Objective –
Will you output the lines between the ones holding "Reproduce this chart" and "Chart.register(...registerables);", inclusive, exactly as they stand, and only those lines, with the pictures left out?
─── Provided entries ───
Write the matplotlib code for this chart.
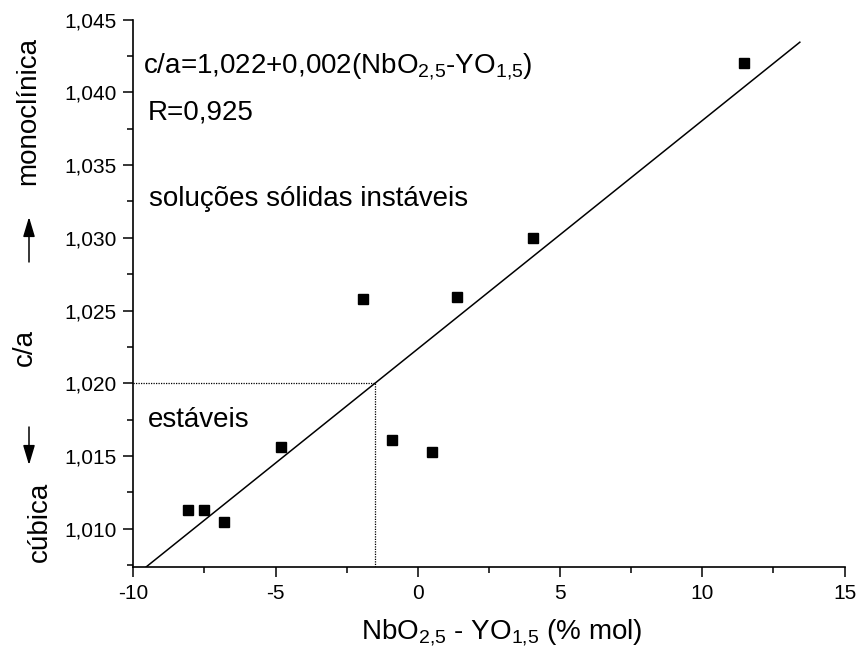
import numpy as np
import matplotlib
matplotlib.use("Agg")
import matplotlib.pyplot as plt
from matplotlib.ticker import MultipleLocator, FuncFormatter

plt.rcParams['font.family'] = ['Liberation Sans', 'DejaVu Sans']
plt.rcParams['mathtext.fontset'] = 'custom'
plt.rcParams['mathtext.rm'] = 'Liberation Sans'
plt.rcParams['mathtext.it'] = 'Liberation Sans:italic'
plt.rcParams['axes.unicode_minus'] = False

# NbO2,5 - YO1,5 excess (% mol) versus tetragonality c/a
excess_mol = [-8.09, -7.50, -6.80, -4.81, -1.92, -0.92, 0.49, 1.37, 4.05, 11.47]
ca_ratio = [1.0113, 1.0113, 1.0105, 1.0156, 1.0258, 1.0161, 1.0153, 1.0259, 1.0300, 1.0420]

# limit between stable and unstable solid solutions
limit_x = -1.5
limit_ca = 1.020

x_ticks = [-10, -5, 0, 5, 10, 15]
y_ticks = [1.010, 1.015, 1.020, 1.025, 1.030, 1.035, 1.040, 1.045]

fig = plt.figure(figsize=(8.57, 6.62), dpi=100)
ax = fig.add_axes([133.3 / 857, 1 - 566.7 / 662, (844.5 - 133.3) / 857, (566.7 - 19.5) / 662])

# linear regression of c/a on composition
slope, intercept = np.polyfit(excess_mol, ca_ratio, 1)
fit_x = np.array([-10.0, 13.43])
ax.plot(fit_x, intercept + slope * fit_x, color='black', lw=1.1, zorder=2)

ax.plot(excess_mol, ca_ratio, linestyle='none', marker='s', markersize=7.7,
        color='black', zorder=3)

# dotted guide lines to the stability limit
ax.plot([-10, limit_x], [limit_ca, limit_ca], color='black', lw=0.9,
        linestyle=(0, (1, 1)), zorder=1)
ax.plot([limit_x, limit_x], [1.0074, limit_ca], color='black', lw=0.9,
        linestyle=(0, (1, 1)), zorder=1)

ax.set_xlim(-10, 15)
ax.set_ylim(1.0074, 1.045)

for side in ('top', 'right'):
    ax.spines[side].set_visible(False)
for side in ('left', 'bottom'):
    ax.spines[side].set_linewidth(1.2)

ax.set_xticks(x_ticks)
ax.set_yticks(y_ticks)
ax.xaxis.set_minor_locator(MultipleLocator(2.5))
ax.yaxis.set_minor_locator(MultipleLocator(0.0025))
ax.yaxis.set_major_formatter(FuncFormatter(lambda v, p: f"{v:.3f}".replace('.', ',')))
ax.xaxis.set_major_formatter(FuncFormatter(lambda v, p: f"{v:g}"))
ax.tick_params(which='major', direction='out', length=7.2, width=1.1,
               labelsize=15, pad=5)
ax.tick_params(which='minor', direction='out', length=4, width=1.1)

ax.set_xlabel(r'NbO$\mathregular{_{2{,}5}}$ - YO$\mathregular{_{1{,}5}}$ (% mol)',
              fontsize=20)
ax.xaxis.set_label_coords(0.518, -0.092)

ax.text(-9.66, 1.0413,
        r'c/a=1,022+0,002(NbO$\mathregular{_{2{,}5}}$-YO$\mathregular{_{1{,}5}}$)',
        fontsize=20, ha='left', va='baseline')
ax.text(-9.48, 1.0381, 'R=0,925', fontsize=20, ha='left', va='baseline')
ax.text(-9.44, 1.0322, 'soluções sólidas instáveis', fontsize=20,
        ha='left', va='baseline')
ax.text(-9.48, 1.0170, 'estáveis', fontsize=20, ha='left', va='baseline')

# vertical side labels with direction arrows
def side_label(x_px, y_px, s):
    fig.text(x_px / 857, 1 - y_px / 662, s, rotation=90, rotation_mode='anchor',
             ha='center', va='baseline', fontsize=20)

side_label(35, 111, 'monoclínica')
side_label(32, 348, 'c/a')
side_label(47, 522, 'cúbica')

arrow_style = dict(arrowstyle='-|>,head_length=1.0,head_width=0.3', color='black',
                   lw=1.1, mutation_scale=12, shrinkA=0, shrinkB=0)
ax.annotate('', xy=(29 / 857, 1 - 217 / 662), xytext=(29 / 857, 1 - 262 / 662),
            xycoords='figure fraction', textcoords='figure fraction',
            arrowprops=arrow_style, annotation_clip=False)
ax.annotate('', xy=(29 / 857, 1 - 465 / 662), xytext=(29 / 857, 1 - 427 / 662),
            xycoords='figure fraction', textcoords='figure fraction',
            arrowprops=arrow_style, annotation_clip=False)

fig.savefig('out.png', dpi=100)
───
─── Provided entries ───
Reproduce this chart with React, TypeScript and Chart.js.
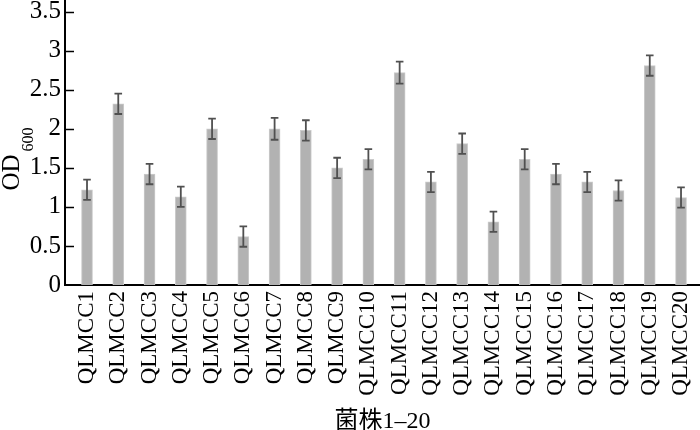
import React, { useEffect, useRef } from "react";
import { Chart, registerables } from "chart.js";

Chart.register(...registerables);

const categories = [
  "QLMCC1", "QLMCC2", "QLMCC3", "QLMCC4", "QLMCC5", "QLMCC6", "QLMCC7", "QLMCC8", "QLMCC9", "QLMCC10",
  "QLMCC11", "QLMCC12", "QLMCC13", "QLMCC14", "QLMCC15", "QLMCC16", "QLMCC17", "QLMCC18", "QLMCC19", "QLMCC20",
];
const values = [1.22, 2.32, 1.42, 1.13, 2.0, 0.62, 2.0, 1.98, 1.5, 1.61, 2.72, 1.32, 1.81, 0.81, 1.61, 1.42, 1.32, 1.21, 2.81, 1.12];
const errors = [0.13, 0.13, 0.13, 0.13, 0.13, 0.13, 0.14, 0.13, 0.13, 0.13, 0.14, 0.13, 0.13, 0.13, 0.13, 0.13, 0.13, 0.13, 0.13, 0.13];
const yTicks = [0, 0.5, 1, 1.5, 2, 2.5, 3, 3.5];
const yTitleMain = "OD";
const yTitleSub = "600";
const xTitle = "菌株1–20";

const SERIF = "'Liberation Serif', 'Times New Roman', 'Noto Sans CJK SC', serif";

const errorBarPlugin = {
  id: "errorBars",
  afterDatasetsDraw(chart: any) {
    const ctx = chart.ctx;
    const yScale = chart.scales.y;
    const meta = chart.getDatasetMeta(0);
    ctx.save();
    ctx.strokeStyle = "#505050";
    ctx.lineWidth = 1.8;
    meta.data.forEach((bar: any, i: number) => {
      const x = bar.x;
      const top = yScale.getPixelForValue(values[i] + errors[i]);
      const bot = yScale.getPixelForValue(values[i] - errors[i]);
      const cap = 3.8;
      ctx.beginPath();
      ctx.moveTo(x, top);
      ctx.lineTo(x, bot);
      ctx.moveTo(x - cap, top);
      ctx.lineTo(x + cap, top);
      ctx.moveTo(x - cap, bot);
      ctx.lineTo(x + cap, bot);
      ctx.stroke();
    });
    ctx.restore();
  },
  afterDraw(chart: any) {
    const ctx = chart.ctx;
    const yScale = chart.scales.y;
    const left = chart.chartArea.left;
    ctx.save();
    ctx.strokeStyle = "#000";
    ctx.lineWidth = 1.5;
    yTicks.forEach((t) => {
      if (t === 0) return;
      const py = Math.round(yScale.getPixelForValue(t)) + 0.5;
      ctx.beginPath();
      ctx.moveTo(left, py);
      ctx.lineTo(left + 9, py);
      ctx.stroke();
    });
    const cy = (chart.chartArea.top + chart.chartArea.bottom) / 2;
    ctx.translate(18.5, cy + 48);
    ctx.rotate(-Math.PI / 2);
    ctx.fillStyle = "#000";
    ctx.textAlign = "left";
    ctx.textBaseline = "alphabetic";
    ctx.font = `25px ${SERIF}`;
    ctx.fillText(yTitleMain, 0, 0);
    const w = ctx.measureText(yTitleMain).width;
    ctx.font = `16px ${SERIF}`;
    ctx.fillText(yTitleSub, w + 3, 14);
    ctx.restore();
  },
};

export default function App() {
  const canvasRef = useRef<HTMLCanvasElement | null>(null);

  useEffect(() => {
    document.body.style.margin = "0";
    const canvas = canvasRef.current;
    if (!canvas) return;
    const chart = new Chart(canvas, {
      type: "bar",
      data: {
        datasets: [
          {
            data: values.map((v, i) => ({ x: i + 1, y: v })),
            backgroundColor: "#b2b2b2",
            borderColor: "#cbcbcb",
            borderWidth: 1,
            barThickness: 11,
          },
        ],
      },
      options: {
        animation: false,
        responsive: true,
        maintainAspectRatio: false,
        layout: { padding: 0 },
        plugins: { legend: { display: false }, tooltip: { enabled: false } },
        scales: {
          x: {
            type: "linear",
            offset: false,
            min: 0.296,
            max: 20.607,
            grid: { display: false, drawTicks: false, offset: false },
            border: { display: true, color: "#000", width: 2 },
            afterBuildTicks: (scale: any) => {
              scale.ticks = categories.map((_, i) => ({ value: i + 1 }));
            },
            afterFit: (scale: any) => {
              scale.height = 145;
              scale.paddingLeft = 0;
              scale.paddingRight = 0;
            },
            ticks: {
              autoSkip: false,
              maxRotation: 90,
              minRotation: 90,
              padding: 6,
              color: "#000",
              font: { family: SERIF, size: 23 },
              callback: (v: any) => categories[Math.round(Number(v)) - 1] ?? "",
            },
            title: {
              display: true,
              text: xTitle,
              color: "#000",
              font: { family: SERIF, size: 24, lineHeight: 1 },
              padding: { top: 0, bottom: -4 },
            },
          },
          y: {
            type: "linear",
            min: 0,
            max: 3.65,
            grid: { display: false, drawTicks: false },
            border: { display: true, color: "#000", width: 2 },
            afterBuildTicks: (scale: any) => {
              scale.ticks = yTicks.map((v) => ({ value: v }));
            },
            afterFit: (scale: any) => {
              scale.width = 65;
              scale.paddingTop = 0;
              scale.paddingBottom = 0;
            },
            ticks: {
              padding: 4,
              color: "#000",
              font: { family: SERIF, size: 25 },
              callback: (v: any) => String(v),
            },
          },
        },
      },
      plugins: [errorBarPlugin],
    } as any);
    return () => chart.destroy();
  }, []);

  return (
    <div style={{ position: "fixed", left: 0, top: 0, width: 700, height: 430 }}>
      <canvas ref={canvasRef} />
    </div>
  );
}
───
─── Provided entries ───
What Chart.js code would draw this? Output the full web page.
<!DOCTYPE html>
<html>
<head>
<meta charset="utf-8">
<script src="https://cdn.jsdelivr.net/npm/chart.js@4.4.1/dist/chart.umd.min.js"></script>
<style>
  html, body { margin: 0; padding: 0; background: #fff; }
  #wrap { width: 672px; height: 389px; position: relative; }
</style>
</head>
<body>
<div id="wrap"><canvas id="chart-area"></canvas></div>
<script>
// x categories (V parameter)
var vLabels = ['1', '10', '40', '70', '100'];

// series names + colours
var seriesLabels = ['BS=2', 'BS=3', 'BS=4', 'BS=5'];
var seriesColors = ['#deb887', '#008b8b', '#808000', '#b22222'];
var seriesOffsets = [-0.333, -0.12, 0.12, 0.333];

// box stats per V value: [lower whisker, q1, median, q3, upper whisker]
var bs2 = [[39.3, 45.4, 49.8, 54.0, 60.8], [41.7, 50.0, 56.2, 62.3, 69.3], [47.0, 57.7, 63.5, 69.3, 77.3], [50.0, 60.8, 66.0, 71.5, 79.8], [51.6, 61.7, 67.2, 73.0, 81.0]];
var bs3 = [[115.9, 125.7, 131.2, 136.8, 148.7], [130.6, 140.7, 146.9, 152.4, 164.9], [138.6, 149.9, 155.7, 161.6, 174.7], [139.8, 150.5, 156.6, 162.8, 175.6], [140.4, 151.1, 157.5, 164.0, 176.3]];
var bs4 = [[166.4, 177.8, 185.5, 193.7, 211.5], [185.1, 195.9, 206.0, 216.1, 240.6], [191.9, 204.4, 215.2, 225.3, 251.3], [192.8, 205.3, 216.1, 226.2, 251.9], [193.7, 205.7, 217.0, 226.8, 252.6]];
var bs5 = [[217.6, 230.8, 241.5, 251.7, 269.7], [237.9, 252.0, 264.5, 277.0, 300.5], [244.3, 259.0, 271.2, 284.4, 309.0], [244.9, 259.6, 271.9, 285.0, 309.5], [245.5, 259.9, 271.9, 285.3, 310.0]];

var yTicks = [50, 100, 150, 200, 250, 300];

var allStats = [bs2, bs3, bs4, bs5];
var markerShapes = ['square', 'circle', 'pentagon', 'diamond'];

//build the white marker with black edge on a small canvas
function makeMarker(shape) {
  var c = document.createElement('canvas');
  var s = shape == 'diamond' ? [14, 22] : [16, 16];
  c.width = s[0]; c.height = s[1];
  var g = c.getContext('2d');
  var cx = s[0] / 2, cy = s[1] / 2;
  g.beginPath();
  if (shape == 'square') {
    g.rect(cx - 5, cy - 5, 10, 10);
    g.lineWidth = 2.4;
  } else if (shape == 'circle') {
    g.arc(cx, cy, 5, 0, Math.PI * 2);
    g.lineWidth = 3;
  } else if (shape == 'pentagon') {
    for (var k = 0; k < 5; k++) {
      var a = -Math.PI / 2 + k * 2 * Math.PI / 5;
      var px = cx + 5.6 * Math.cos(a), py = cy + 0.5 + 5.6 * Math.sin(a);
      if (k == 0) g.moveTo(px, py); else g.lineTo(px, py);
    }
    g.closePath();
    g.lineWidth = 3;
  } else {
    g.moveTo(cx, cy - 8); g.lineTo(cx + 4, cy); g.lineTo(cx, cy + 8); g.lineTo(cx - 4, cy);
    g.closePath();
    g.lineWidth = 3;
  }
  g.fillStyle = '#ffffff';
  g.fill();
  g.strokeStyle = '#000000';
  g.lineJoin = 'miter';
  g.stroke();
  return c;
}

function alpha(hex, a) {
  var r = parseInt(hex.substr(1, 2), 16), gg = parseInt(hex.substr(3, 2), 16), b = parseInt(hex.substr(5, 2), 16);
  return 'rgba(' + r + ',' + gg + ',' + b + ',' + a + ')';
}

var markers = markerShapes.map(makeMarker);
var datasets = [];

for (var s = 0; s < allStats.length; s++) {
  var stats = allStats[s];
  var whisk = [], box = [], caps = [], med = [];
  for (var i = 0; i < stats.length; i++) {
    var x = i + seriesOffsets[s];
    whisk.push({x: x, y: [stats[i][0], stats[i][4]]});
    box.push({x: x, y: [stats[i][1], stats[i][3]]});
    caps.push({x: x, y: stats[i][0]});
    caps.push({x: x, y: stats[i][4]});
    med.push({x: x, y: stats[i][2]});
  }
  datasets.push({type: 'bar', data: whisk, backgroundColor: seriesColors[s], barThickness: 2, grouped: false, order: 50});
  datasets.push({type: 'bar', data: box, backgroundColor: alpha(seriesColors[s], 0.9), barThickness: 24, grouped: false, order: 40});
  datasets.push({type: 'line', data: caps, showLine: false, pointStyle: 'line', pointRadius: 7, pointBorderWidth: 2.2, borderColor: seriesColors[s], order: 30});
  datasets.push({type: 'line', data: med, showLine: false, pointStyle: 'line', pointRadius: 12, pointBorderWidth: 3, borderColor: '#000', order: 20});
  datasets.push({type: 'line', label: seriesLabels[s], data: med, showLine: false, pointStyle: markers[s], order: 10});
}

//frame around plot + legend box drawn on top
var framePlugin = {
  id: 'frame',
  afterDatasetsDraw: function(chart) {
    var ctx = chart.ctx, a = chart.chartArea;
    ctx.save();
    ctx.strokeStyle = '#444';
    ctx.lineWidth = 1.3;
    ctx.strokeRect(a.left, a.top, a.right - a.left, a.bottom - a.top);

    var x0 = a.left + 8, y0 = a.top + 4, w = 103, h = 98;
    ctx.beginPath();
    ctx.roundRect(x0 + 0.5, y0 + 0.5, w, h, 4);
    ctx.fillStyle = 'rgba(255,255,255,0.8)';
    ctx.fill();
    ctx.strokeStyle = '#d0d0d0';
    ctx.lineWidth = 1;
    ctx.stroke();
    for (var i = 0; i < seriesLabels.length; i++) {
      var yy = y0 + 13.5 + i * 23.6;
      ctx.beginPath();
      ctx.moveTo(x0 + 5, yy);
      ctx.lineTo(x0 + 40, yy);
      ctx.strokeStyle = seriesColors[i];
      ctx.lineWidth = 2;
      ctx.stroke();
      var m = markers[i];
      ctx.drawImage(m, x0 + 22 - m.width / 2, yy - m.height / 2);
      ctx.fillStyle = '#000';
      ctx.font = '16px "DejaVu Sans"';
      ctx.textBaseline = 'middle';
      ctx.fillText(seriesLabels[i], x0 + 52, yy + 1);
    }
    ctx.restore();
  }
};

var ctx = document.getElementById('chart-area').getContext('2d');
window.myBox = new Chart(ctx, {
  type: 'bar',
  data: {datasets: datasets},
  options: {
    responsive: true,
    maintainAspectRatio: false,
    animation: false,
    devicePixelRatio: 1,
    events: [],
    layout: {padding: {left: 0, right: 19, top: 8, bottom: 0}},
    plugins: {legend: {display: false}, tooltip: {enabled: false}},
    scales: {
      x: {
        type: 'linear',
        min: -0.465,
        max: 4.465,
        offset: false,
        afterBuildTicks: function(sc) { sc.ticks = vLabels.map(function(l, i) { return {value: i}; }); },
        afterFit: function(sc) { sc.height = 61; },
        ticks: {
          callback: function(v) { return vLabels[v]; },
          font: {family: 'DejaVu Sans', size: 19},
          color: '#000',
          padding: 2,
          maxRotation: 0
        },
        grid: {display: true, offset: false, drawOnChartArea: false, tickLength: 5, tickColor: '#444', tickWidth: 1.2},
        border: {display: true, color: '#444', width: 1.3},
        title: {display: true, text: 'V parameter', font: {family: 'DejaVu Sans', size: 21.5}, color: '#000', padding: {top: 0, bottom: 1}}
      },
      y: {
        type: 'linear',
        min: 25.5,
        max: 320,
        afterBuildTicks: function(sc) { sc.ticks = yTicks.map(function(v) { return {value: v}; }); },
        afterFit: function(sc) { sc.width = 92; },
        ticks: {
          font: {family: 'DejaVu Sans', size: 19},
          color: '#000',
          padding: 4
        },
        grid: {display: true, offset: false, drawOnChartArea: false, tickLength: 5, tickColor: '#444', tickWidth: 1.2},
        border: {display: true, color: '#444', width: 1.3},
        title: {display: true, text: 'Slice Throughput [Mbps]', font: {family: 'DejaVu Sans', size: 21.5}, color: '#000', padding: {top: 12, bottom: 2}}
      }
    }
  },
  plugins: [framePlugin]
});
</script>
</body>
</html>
───
Written answer –
Reproduce this chart with React, TypeScript and Chart.js.
import React, { useEffect, useRef } from "react";
import { Chart, registerables } from "chart.js";

Chart.register(...registerables);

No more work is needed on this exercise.